In other words, color has played a part in man’s life, through which he has been able subconsciously to think color for many years. Tone has not been cultivated. Teachers of music have, few of them, exact pitch. Consequently the ordinary human being does not possess it. It was Sir William Crookes, the great English chemist, who demonstrated the relation of tone to color about four years ago in his work in chemistry. He measured them simultaneously in light waves and in sound waves. This relation once scientifically established, the rest is psychological. It is an evolution of our inherent ability. Says Mr. Maryon: “If we can think ‘violet’ we can sing, or hear in our heads, after a little practice, B. And why? Because we use two mechanical parts of the human body, the eye and ear, mere instruments leading to the brain. If the brain responds, vibrates to the color, then if required to, it will simultaneously respond to the tone, for a given -tone and a given color produce the same motion or vibration on the brain.” This feeling of pitch must become “a natural, spontaneous and involuntary act of nature.” Of course, there will be some trouble experienced in arriving at the desired absolute pitch. To put it popularly the author tells us: “You can’t think of the anatomy of a monkey and draw an elephant, can you? Well, then you can’t think green and sing D or C. If you do, it proves that your brain is not controlled by the thought, and that you have only an impression and not an idea.”
Requires Mental Drilling
One cannot take the position either that one has thought red and not immediately sung C. One must practice this, quite as one practices anything else. One does not take a single vocal lesson and immediately give a song recital! “So many aeons have passed in which the sense of seeing has been evoked by the colors of the solar spectrum that automatically the human will can recall any color it desires without external aid. By, with, and through this common cause we have the one and only natural power to aid us to a precise and spontaneous grasp of tonal pitch. If instinctively we can call before the mind a given color and hold it there, we immediately set up a mental picture of the number of vibrations governing the given color held in our mind.” We must then translate our color-picture within the mind into tone. “If the given color is retained in the mind, the tone proceeding from the mouth, by natural law, is forced to contain an equal number of vibrations common to the said color.”
It is not to be supposed for a moment that the author, Mr. Maryon, does not realize that there are difficulties to be encountered. He speaks in his book of the “tendency for the brain to occupy itself with one matter only at a given moment; therefore, when the first suggestion has been effected and the color retained in the mind and the second suggestion is encountered, viz., to render the color into tone immediately preceding this second effort, the color is unconsciously dropped with the result that the student sings a ratio of vibrations different from those previously suggested and set in motion by the color.

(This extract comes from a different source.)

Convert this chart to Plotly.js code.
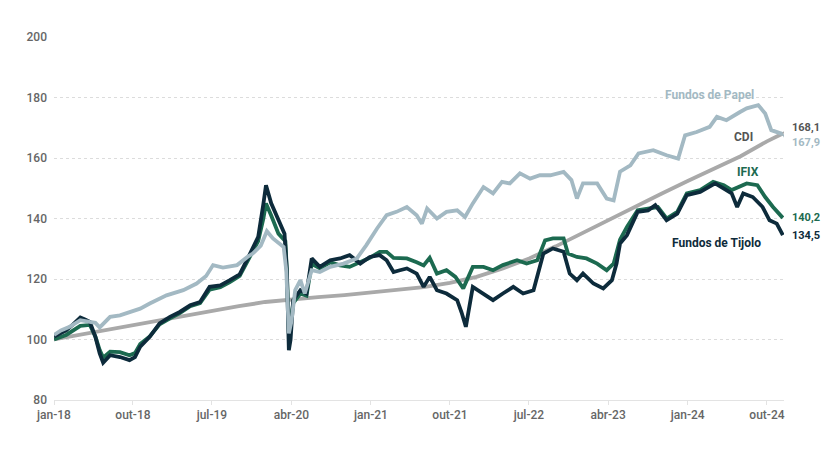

To overcome this danger great care must be taken to retain the given color until it has been sung,” so that the same ratio of vibrations is carried on by the voice as tone that was first conceived in the mind as color.
Taught With Charts
The book contains charts, showing the various tones and their corresponding colors, including the semi-tones. In teaching this system the instructor is, of course, equipped with a color keyboard, which Mr. Maryon is patenting. (All the paraphernalia required in the teaching of “Marcotone” will be manufactured and patented by the inventor of the system.) The notes of the scale are taken up in order in a series of “lessons” in the book, each lesson having its accompanying chart with the color marked thereon. On these charts appear the color, its measurement in trillions and in millimeters. As the lessons progress and the students show a facility in sight-reading difficult exercises, some of them in two and three parts are found, composed by Mr. Maryon, which the pupils are obliged to read at sight. These have been written with keen pedagogic insight, and though difficult (even for an adept musician who has not given much thought to the specific study of sight-reading) they are easily managed by the serious student of “Marcotone.”
The series of lessons take us from middle C to the C, one octave above it. For those to whom the sensing of the various octaves may be a matter of concern let it be understood that Mr. Maryon has explained this. He says: “It is the intensity of the color, its vividness, that changes, but never the color itself, so that the connection between the color and the tone is never lost. For each color produces mentally the same ratio of vibrations in each octave; the vividness is deepened or heightened, that is all.”
Sees New Epoch
In his conclusion Mr. Maryon has spoken with a deep understanding of the subject which his system of “Marcotone” is to make clear to the world. “Through the mastery of ‘Marcotone,’ the science of tone-color, the human race can obtain the same free-will and subconscious command of Tone as an universal heritage, which, in the past, it has acquired over color. Once and for all let those responsible persons occupied with a nation’s education realize this new and vital factor in evolution and we shall become a race of natural musicians. Song will be as common a gift as speech is to-day; a new joy will have entered into the hearts and minds of mankind, and a new epoch will have come. This new power will not only affect the musical proclivities of humanity, but will add immeasurably to the clairvoyance of scientists, of all artists and poets, and of those engaged in the more liberal arts and crafts devised by man in his efforts toward a higher and nobler civilization.”
Skeptical as musicians are to accept the new, even when it is presented to them on a sound scientific basis (this because few musicians will grant you any bearing of science on art and because in the majority they are scientifically ignorant) this system of tone-color would seem to be one of the biggest and most significant developments of our age. Among the important discoveries of this twentieth century we will find “Marcotone” recorded; we will find that the serious contemplation of scientific facts and their application to the art of music by Edward Maryon must mean to our art of music a penetration of many of its former mysteries and an emancipation from ignorance of many a musician whose ability to read music at sight has in the past been lamentably deficient.